The US presidential election cycle is a spectacle of carefully cultivated suspense. Yet despite this, elections have mostly followed a remarkably predictable pattern from the mid-twentieth century until now: the two major parties exchange control of the White House every eight years. It wasn’t always this way; in the past, there have been long stretches of one-party dominance. During the seven decades between Abraham Lincoln’s election in 1860 and Herbert Hoover’s defeat in 1932, Republicans won nearly every presidential election. Only two Democrats were victorious during this period: Grover Cleveland and Woodrow Wilson—and the latter won only because Teddy Roosevelt’s third-party run split the Republican vote in 1912. Then, during the New Deal era, Democrats held the White House for two straight decades under Franklin Roosevelt and Harry Truman.
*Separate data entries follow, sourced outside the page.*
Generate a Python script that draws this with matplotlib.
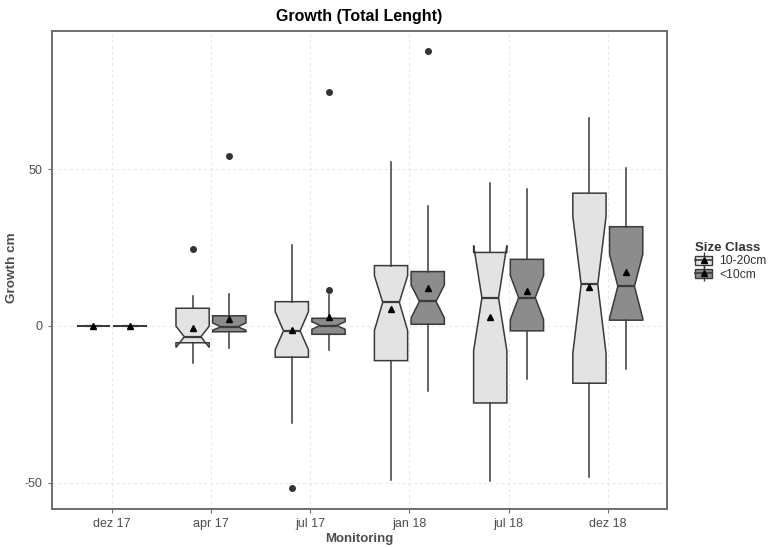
import matplotlib
matplotlib.use("Agg")
import matplotlib.pyplot as plt
from matplotlib.patches import Patch
from matplotlib.lines import Line2D
from matplotlib.legend_handler import HandlerTuple

plt.rcParams['font.family'] = ['Liberation Sans', 'DejaVu Sans']
plt.rcParams['axes.unicode_minus'] = False

months = ["dez 17", "apr 17", "jul 17", "jan 18", "jul 18", "dez 18"]
groups = ["10-20cm", "<10cm"]

# 10-20cm (light boxes)
big_whislo = [0, -11.9, -30.9, -49.1, -49.4, -48.1]
big_q1 = [0, -5.4, -10.0, -11.1, -24.6, -18.3]
big_cilo = [0, -6.9, -7.6, -1.5, -7.9, -8.8]
big_med = [0, -3.5, -1.6, 7.5, 8.9, 13.2]
big_cihi = [0, -0.1, 4.5, 16.0, 25.6, 34.9]
big_q3 = [0, 5.6, 7.7, 19.2, 23.4, 42.3]
big_whishi = [0, 9.6, 25.9, 52.1, 45.6, 66.3]
big_mean = [0, -0.8, -1.4, 5.5, 2.9, 12.4]
big_fliers = [[], [24.5], [-51.6], [], [], []]

# <10cm (dark boxes)
small_whislo = [0, -7.2, -7.7, -20.9, -17.0, -13.9]
small_q1 = [0, -1.9, -2.7, 0.5, -1.6, 1.8]
small_cilo = [0, -1.4, -1.1, 2.5, 2.0, 2.4]
small_med = [0, -0.3, 0.1, 7.8, 9.0, 12.6]
small_cihi = [0, 0.9, 1.3, 13.0, 16.0, 22.8]
small_q3 = [0, 3.2, 2.4, 17.3, 21.2, 31.6]
small_whishi = [0, 10.2, 9.8, 38.2, 43.6, 50.4]
small_mean = [0, 2.2, 2.8, 12.2, 11.0, 17.1]
small_fliers = [[], [54.0], [11.3, 74.4], [87.5], [], []]

light = "#E3E3E3"
dark = "#8C8C8C"
edge = "#3A3A3A"


def make_stats(whislo, q1, cilo, med, cihi, q3, whishi, mean, fliers):
    out = []
    for i in range(len(med)):
        out.append(dict(whislo=whislo[i], q1=q1[i], cilo=cilo[i], med=med[i],
                        cihi=cihi[i], q3=q3[i], whishi=whishi[i],
                        mean=mean[i], fliers=fliers[i]))
    return out


fig = plt.figure(figsize=(7.73, 5.47), dpi=100)
ax = fig.add_axes([0.0669, 0.0695, 0.7964, 0.8738])

offset = 0.185
width = 0.335
pos = list(range(1, len(months) + 1))

for stats, shift, fill in [
    (make_stats(big_whislo, big_q1, big_cilo, big_med, big_cihi, big_q3,
                big_whishi, big_mean, big_fliers), -offset, light),
    (make_stats(small_whislo, small_q1, small_cilo, small_med, small_cihi,
                small_q3, small_whishi, small_mean, small_fliers), offset, dark),
]:
    ax.bxp(stats, positions=[p + shift for p in pos], widths=width,
           shownotches=True, showmeans=True, showcaps=False, patch_artist=True,
           boxprops=dict(facecolor=fill, edgecolor=edge, linewidth=1.1),
           whiskerprops=dict(color=edge, linewidth=1.1),
           medianprops=dict(color=edge, linewidth=1.6),
           meanprops=dict(marker='^', markerfacecolor='black',
                          markeredgecolor='black', markersize=5),
           flierprops=dict(marker='o', markerfacecolor='#333333',
                           markeredgecolor='#333333', markersize=4),
           zorder=3)

ax.set_xlim(0.395, 6.6)
ax.set_ylim(-58.4, 94.0)
ax.set_xticks(pos)
ax.set_xticklabels(months)
ax.set_yticks([-50, 0, 50])
ax.grid(True, linestyle=(0, (3, 3)), color="#E6E6E6", linewidth=0.7, zorder=0)
ax.set_axisbelow(True)
for s in ax.spines.values():
    s.set_color("#6E6E6E")
    s.set_linewidth(1.4)
ax.tick_params(axis='both', colors="#6E6E6E", labelcolor="#4D4D4D",
               labelsize=9, length=3, width=0.8)

ax.set_title("Growth (Total Lenght)", fontsize=11.5, fontweight='bold', pad=7)
ax.set_xlabel("Monitoring", fontsize=9.5, fontweight='bold', color="#4D4D4D",
              labelpad=2)
ax.set_ylabel("Growth cm", fontsize=9.7, fontweight='bold', color="#4D4D4D")
ax.yaxis.set_label_coords(-0.054, 0.505)

handles = []
for fill in [light, dark]:
    handles.append((
        Line2D([], [], color=edge, marker='|', markersize=11, linestyle='none',
               markeredgewidth=1.0),
        Patch(facecolor=fill, edgecolor=edge, linewidth=1.0),
        Line2D([], [], color=edge, linewidth=1.2),
        Line2D([], [], marker='^', color='black', markersize=4,
               linestyle='none'),
    ))
leg = fig.legend(handles, groups, title="Size Class", loc='center left',
                 bbox_to_anchor=(0.8915, 0.522), frameon=False, fontsize=8.7,
                 title_fontproperties={'weight': 'bold', 'size': 9.5},
                 handler_map={tuple: HandlerTuple(ndivide=1)},
                 handlelength=1.4, handleheight=0.8, labelspacing=0.1,
                 handletextpad=0.6, borderpad=0, alignment='left')
leg.get_title().set_color("#333333")
for t in leg.get_texts():
    t.set_color("#333333")

fig.savefig("out.png", dpi=100)
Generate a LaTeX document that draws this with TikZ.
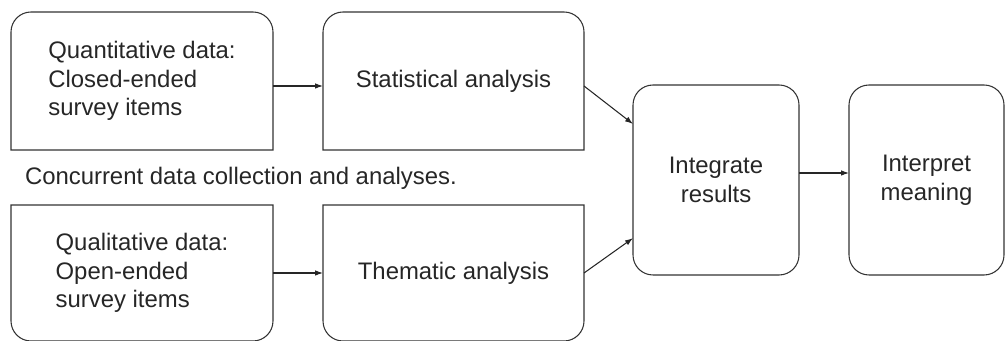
\documentclass[tikz,border=0pt]{standalone}
\usepackage{fontspec}
\setmainfont{Liberation Sans}
\usepackage{xcolor}
\usepackage{tikz}
\usetikzlibrary{arrows.meta}

\begin{document}
\begin{tikzpicture}[
  >={Latex[length=0.2cm,width=0.14cm]},
  boxline/.style={line width=0.75pt, draw=black!80},
  stage/.style={outer sep=0pt, inner sep=0pt, text=black!85,
    font=\fontsize{17}{20.5}\selectfont},
  flow/.style={line width=0.75pt, draw=black!85, ->},
]
\useasboundingbox (0,0) rectangle (25.125,8.525);

% Data boxes (left)
\node[stage, minimum width=6.55cm, minimum height=3.45cm, align=left] (quant) at (3.55,6.5)
  {Quantitative data:\\Closed-ended\\survey items};
\node[stage, minimum width=6.55cm, minimum height=3.4cm, align=left] (qual) at (3.55,1.7)
  {Qualitative data:\\Open-ended\\survey items};

% Analysis boxes (middle)
\node[stage, minimum width=6.525cm, minimum height=3.45cm] (stat) at (11.3375,6.5) {Statistical analysis};
\node[stage, minimum width=6.525cm, minimum height=3.4cm] (them) at (11.3375,1.7) {Thematic analysis};

% Top boxes: rounded top corners only
\foreach \b in {quant, stat} {
  \draw[boxline] (\b.south west) -- ([yshift=-0.5cm]\b.north west)
    arc[start angle=180, end angle=90, radius=0.5cm] -- ([xshift=-0.5cm]\b.north east)
    arc[start angle=90, end angle=0, radius=0.5cm] -- (\b.south east) -- cycle;
}
% Bottom boxes: rounded bottom corners only
\foreach \b in {qual, them} {
  \draw[boxline] (\b.north west) -- ([yshift=0.5cm]\b.south west)
    arc[start angle=180, end angle=270, radius=0.5cm] -- ([xshift=-0.5cm]\b.south east)
    arc[start angle=270, end angle=360, radius=0.5cm] -- (\b.north east) -- cycle;
}

% Integration and interpretation
\node[stage, boxline, rounded corners=0.5cm, minimum width=4.15cm, minimum height=4.75cm, align=center] (integ) at (17.9,4.025)
  {Integrate\\results};
\node[stage, boxline, rounded corners=0.5cm, minimum width=3.875cm, minimum height=4.75cm, align=center] (interp) at (23.1625,4.025)
  {Interpret\\meaning};

% Caption between rows
\node[stage, anchor=base west] (concur) at (0.625,3.9) {Concurrent data collection and analyses.};

% Arrows
\draw[flow] ([yshift=-0.125cm]quant.east) -- ([yshift=-0.125cm]stat.west);
\draw[flow] (qual.east) -- (them.west);
\draw[flow] ([yshift=-0.125cm]stat.east) -- (integ.146);
\draw[flow] (them.east) -- (integ.215);
\draw[flow] ([yshift=0.175cm]integ.east) -- ([yshift=0.175cm]interp.west);
\end{tikzpicture}
\end{document}
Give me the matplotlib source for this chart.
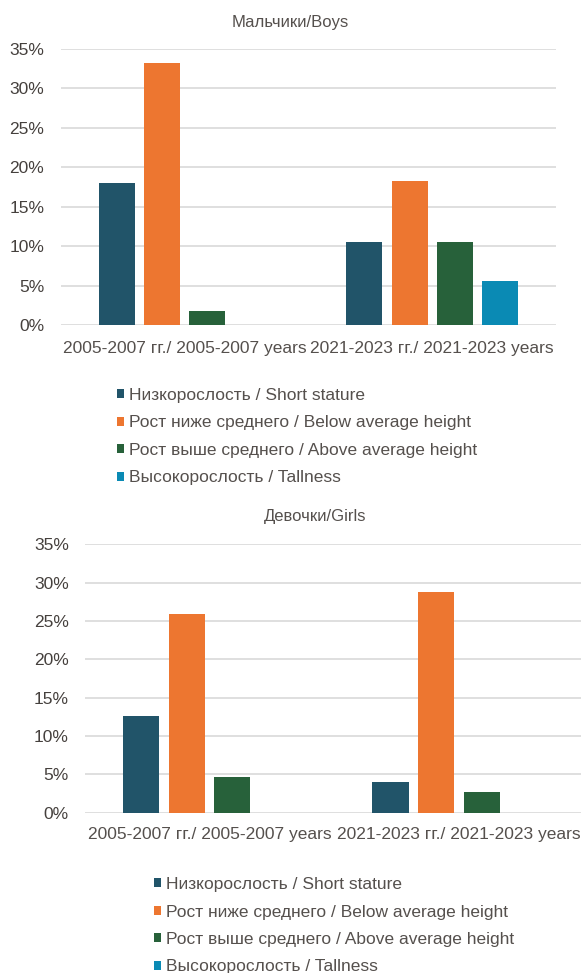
import matplotlib
matplotlib.use("Agg")
import matplotlib.pyplot as plt
import numpy as np

plt.rcParams['font.family'] = ['Liberation Sans', 'DejaVu Sans']

# data
periods = ["2005-2007 гг./ 2005-2007 years", "2021-2023 гг./ 2021-2023 years"]
series_names = ["Низкорослость / Short stature",
                "Рост ниже среднего / Below average height",
                "Рост выше среднего / Above average height",
                "Высокорослость / Tallness"]
boys = [
    [18.0, 10.5],   # short stature
    [33.2, 18.3],   # below average
    [1.8, 10.5],    # above average
    [0.0, 5.6],     # tallness
]
girls = [
    [12.6, 4.0],
    [25.9, 28.8],
    [4.6, 2.7],
    [0.0, 0.0],
]
colors = ["#215469", "#ED7630", "#27613A", "#0A8AB4"]
yticks = [0, 5, 10, 15, 20, 25, 30, 35]

txt = "#55504D"
tick_col = "#45403D"
grid_col = "#D9D9D9"
fs = 12.5

fig = plt.figure(figsize=(5.81, 9.73), dpi=100)
W, H = 581.0, 973.0


def make_ax(x0, x1, y0, y35):
    return fig.add_axes([x0 / W, 1 - y0 / H, (x1 - x0) / W, (y0 - y35) / H])


def draw(ax, data, xpad, ypad):
    x = np.arange(len(periods))
    step = 0.183
    width = 0.145
    handles = []
    for i, vals in enumerate(data):
        b = ax.bar(x + (i - 1.5) * step, vals, width, color=colors[i],
                   label=series_names[i], zorder=3)
        handles.append(b)
    ax.set_xlim(-0.5, 1.5)
    ax.set_ylim(0, 35)
    ax.set_yticks(yticks)
    ax.set_yticklabels([f"{v}%" for v in yticks])
    ax.set_xticks(x)
    ax.set_xticklabels(periods)
    ax.yaxis.grid(True, color=grid_col, linewidth=1.2, zorder=0)
    ax.set_axisbelow(True)
    for s in ax.spines.values():
        s.set_visible(False)
    ax.tick_params(axis='both', length=0, labelsize=fs)
    ax.tick_params(axis='y', pad=ypad, labelcolor=tick_col)
    ax.tick_params(axis='x', pad=xpad, labelcolor=txt)
    return handles


ax1 = make_ax(61, 556, 325, 49)
h1 = draw(ax1, boys, 11.5, 12)
fig.text(290 / W, 1 - 22 / H, "Мальчики/Boys", ha='center', va='center',
         color=txt, fontsize=fs - 0.5)

ax2 = make_ax(84.75, 583.75, 812.7, 544.3)
h2 = draw(ax2, girls, 10, 11.5)
fig.text(315.6 / W, 1 - 517 / H, "Девочки/Girls", ha='center', va='center',
         color=txt, fontsize=fs - 0.5)

for handles, (lx, ly) in [(h1, (117, 388)), (h2, (153.7, 877))]:
    fig.legend(handles=handles, loc='upper left',
               bbox_to_anchor=(lx / W, 1 - ly / H), frameon=False,
               fontsize=fs, labelcolor=txt, handlelength=0.43,
               handleheight=0.43, handletextpad=0.25, labelspacing=0.72,
               borderpad=0, borderaxespad=0)

fig.savefig("out.png", dpi=100)
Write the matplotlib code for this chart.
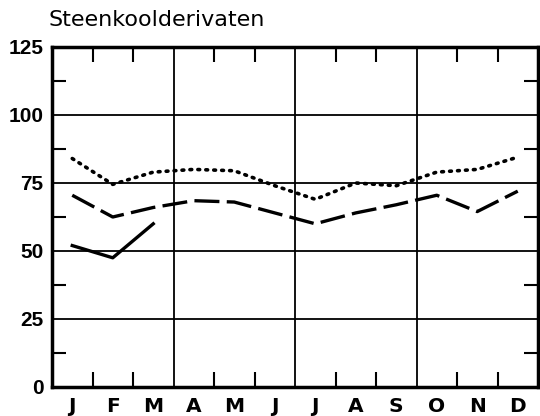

But once Truman left office, the eight-year pattern took hold and, for all the vagaries of American politics, it remained surprisingly durable for the next seven decades. Eight years of Dwight D. Eisenhower were followed by eight years of John F. Kennedy and Lyndon Johnson, which were followed by eight years of Richard Nixon and Gerald Ford. Every two terms, like clockwork, the party controlling the White House switched. The one major exception to this was the Reagan-Bush era, when the Republican Party managed to hold the White House for three terms in a row, beginning with Ronald Reagan’s victory over the incumbent Jimmy Carter in 1980. But that was an anomaly; after Bill Clinton won in 1992, the parties returned to the eight-year trade-off. In fact, one could say that during this entire period, there was only one anomalous election: that of 1980. If the eight-year pattern had held firm, Carter would have won reelection, and been replaced in 1984 by a Republican, who would have governed through 1992. The last two terms of the Reagan-Bush era were already baked in; the first was an unexpected gift to Republicans, and the only deviation from the pattern.
That is, until 2020. For the first time since Jimmy Carter, one of the two major parties only managed to hold the White House for a single term. Had all gone according to schedule, Donald Trump would be finishing his second term now, and a Democrat would be waiting to take his place. We all know what happened instead: a one-term Trump was followed by a one-term Joe Biden, who will now be followed, even more improbably, by a second Trump term.